Now, when we think about grief, we tend to focus solely on the loss of a person. And of course, that is a major trigger of grief and requires us to be able to grieve effectively. But the truth is that grief is a part of a lot of different processes.
We grieve when we end up getting divorced. And if I had only known that that’s what I was experiencing when I was getting divorced, I would have been much better off. But we grieve the life that is no longer available to us.
We grieve when our beloved son goes to college. And we’re so proud of them, but we lose the ability to connect in the same way with someone who’s become our best friend.
We grieve when we can’t serve in the military anymore, and we look back at some of the highlights of our life and yearn to do what we used to do.
We grieve when we retire from the police force and we’re sort of AWOL and no one’s checking up on us anymore.
And so it is so important, as we think about life and all of the facets of life, that we learn how to grieve.

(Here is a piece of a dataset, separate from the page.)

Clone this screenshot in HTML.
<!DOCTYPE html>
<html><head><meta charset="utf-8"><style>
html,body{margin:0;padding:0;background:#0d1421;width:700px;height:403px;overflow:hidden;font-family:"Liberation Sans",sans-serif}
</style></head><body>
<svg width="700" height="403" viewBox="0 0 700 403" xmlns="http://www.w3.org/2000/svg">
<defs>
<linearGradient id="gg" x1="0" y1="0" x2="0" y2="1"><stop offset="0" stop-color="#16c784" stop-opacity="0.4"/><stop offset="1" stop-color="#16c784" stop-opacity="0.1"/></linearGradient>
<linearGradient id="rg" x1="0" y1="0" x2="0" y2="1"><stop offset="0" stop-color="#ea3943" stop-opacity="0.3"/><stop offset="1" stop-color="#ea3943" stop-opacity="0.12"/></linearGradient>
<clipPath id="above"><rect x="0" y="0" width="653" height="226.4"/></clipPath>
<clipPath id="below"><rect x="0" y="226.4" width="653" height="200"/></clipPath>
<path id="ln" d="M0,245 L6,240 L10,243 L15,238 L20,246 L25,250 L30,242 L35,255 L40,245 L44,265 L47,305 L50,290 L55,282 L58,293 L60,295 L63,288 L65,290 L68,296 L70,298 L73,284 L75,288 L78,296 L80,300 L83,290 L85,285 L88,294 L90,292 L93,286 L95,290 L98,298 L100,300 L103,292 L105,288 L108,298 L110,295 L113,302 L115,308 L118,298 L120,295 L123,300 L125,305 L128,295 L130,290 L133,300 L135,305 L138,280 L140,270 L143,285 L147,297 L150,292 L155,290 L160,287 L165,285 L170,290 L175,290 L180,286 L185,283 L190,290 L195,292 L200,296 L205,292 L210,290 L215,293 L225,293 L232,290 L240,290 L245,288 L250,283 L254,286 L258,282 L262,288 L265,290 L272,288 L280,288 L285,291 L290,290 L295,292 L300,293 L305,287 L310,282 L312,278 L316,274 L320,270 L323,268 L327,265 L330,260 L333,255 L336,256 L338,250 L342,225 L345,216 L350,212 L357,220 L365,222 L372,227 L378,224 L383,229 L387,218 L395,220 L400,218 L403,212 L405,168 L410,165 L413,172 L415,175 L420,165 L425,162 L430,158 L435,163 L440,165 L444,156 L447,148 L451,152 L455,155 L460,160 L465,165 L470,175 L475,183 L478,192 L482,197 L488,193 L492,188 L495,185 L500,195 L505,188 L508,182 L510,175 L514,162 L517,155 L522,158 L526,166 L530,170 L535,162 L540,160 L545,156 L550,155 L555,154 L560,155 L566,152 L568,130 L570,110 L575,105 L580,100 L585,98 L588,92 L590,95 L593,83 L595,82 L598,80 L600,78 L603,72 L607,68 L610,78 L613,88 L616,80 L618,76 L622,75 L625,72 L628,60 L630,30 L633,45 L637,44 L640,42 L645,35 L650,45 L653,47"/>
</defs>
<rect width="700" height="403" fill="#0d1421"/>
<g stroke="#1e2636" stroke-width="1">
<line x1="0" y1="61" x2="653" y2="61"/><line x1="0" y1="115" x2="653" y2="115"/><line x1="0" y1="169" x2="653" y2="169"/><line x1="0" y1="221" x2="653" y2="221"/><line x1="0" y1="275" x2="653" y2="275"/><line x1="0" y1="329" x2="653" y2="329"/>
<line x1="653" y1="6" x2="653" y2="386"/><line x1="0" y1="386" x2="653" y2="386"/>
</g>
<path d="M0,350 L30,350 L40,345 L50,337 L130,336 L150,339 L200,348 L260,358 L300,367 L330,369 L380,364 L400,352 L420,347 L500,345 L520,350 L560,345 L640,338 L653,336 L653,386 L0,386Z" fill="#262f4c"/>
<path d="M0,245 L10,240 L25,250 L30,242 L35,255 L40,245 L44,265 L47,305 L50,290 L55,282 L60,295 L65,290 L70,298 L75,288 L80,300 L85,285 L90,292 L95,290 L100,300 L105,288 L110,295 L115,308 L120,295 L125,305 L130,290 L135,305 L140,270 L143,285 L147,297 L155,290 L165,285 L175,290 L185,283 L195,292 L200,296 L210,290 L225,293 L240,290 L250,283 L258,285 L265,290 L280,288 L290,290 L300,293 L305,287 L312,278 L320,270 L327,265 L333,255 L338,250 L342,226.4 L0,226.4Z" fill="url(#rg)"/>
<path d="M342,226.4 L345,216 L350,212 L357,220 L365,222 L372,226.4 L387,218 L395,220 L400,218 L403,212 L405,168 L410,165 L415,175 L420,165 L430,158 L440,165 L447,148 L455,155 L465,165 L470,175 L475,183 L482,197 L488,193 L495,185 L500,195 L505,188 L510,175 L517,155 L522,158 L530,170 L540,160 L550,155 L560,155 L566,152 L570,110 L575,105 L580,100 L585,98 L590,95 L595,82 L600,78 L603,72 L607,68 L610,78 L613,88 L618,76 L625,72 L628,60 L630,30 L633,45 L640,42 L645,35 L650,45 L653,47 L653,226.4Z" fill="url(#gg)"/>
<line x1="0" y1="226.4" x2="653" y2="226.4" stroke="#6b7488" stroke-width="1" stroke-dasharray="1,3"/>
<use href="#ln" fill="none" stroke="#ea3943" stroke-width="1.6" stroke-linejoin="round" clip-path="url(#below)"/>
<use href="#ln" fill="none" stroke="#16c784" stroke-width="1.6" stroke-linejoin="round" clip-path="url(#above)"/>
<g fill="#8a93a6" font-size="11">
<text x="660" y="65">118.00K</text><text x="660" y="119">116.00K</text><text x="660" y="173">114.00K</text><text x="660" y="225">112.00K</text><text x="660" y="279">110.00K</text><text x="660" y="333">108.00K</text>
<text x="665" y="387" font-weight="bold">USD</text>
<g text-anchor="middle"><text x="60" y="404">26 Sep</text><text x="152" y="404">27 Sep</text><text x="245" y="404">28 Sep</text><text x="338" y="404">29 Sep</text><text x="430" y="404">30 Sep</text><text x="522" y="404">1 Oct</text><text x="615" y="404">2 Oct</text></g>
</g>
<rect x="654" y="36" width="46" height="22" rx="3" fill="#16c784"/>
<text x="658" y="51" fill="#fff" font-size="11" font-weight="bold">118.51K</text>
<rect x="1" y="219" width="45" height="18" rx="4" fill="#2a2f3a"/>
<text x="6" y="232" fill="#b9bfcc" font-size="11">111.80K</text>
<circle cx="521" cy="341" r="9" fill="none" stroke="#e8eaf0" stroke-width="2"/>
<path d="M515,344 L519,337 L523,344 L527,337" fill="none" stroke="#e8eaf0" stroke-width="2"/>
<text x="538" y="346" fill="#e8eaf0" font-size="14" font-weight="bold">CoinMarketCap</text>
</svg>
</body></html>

Recently, I got the chance to spend some time with an Israeli. And this Israeli’s father had been — every member of his family, all 57 members of his family besides him — was killed by the Nazis in Ukraine during World War II as part of the Holocaust. And his father spent the majority of his life trying to figure out why he survived — why on that day he wasn’t killed and everyone else was.

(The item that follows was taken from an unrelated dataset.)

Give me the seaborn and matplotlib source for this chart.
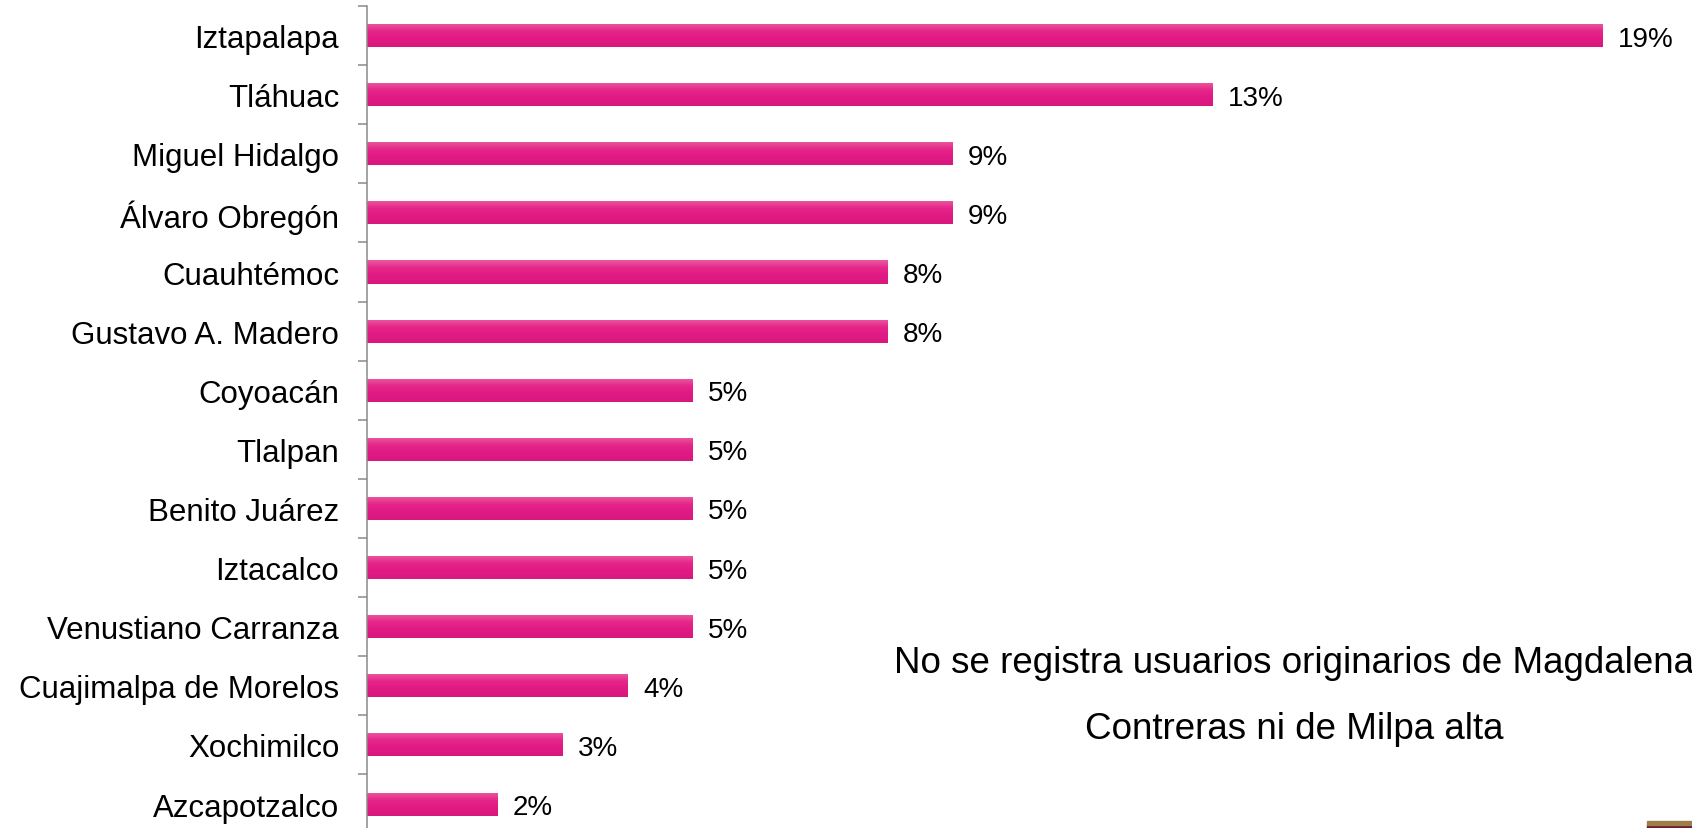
import numpy as np
import pandas as pd
import matplotlib
matplotlib.use("Agg")
import matplotlib.pyplot as plt
from matplotlib.colors import LinearSegmentedColormap
from matplotlib.ticker import FixedLocator
import seaborn as sns

alcaldias = [
    "Iztapalapa", "Tláhuac", "Miguel Hidalgo", "Álvaro Obregón", "Cuauhtémoc",
    "Gustavo A. Madero", "Coyoacán", "Tlalpan", "Benito Juárez", "Iztacalco",
    "Venustiano Carranza", "Cuajimalpa de Morelos", "Xochimilco", "Azcapotzalco",
]
porcentajes = [19, 13, 9, 9, 8, 8, 5, 5, 5, 5, 5, 4, 3, 2]

nota = ["No se registra usuarios originarios de Magdalena",
        "Contreras ni de Milpa alta"]

df = pd.DataFrame({"alcaldia": alcaldias, "pct": porcentajes})

sns.set_style("white")
plt.rcParams["font.family"] = ["Liberation Sans", "DejaVu Sans"]
plt.rcParams["text.color"] = "#000000"

W, H = 1692, 829
fig = plt.figure(figsize=(W / 100, H / 100), dpi=100)
ax = fig.add_axes([367 / W, -5.6 / H, 1300 / W, 827.6 / H])

rosa = "#e3228a"
sns.barplot(data=df, x="pct", y="alcaldia", orient="h", color=rosa,
            width=0.39, saturation=1, ax=ax)

# degradado vertical en cada barra (más claro arriba)
grad = LinearSegmentedColormap.from_list(
    "rosa", ["#ea5aa0", "#e62589", "#e01a84", "#d8187e"])
for p in ax.patches:
    x0, y0 = p.get_x(), p.get_y()
    w, h = p.get_width(), p.get_height()
    im = ax.imshow(np.linspace(0, 1, 50).reshape(-1, 1), cmap=grad,
                   aspect="auto", extent=[x0, x0 + w, y0 + h, y0],
                   origin="upper", zorder=p.get_zorder() + 0.1)
    im.set_clip_path(p)

ax.set_xlim(0, 20)
ax.set_ylim(len(alcaldias) - 0.5, -0.5)

etiquetas = ax.bar_label(ax.containers[0], labels=[f"{v}%" for v in porcentajes],
                         padding=11.5, fontsize=20, color="#000000")
for t in etiquetas:
    t.set_y(t.get_position()[1])
    t.set_va("center_baseline")

for s in ["top", "right", "bottom"]:
    ax.spines[s].set_visible(False)
ax.spines["left"].set_color("#8a8a8a")
ax.spines["left"].set_linewidth(1.1)
ax.set_xticks([])
ax.set_xlabel("")
ax.set_ylabel("")
ax.tick_params(axis="y", which="major", left=False, length=0, pad=20,
               labelsize=22.5, labelcolor="#000000")
ax.yaxis.set_minor_locator(FixedLocator(np.arange(-0.5, len(alcaldias), 1)))
ax.tick_params(axis="y", which="minor", left=True, direction="out",
               length=6.5, width=1.1, color="#8a8a8a")

# nota
fig.text(1294 / W, 1 - 673 / H, nota[0], ha="center", va="baseline",
         fontsize=26.5, color="#000000")
fig.text(1294 / W, 1 - 739 / H, nota[1], ha="center", va="baseline",
         fontsize=26.5, color="#000000")

# detalle decorativo de la diapositiva (esquina inferior derecha)
fig.patches.append(plt.Rectangle((1647 / W, 0), 45 / W, 3.5 / H,
                                 transform=fig.transFigure, color="#6e1a2c"))
fig.patches.append(plt.Rectangle((1647 / W, 3.5 / H), 45 / W, 3.5 / H,
                                 transform=fig.transFigure, color="#9c7e4a"))

fig.savefig("out.png", dpi=100)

And his father concluded, after many years, that his responsibility was to continue and to never forget. Continue and never forget.
And this is the idea — the paradox of posttraumatic growth — right? The idea that we have to remember those we’ve lost, especially under terms like that and circumstances like that, and we have to continue to move forward.
And it is why, for us, when we think about the notion of grief and loss in our life — the impermanence that is life — the single best visual reflection of this idea is the Kintsugi art, which comes from Japan.
And Kintsugi is based, in a lot of respects, on the Hemingway quote: “The world breaks everyone, and some of us are stronger in the broken parts.” Kintsugi — they take a bowl that is broken, and they put it back together, and they use gold in the cracked parts. And the idea is that that piece is now more valuable, and it is more beautiful, because it broke.
That is the story of all of our lives. But the question is: how do we navigate the brokenness? How do we navigate the experiences that throw us and put us to our knees and cause us to struggle?
And learning how to grieve well — which is an essential part of learning how to struggle well — is a really important part of that. And talking about it, and disclosing about it, and being willing to acknowledge the uncertainty and ambiguity and the hardship that is a part of those processes is an essential part of what it means to live a life that is worth living.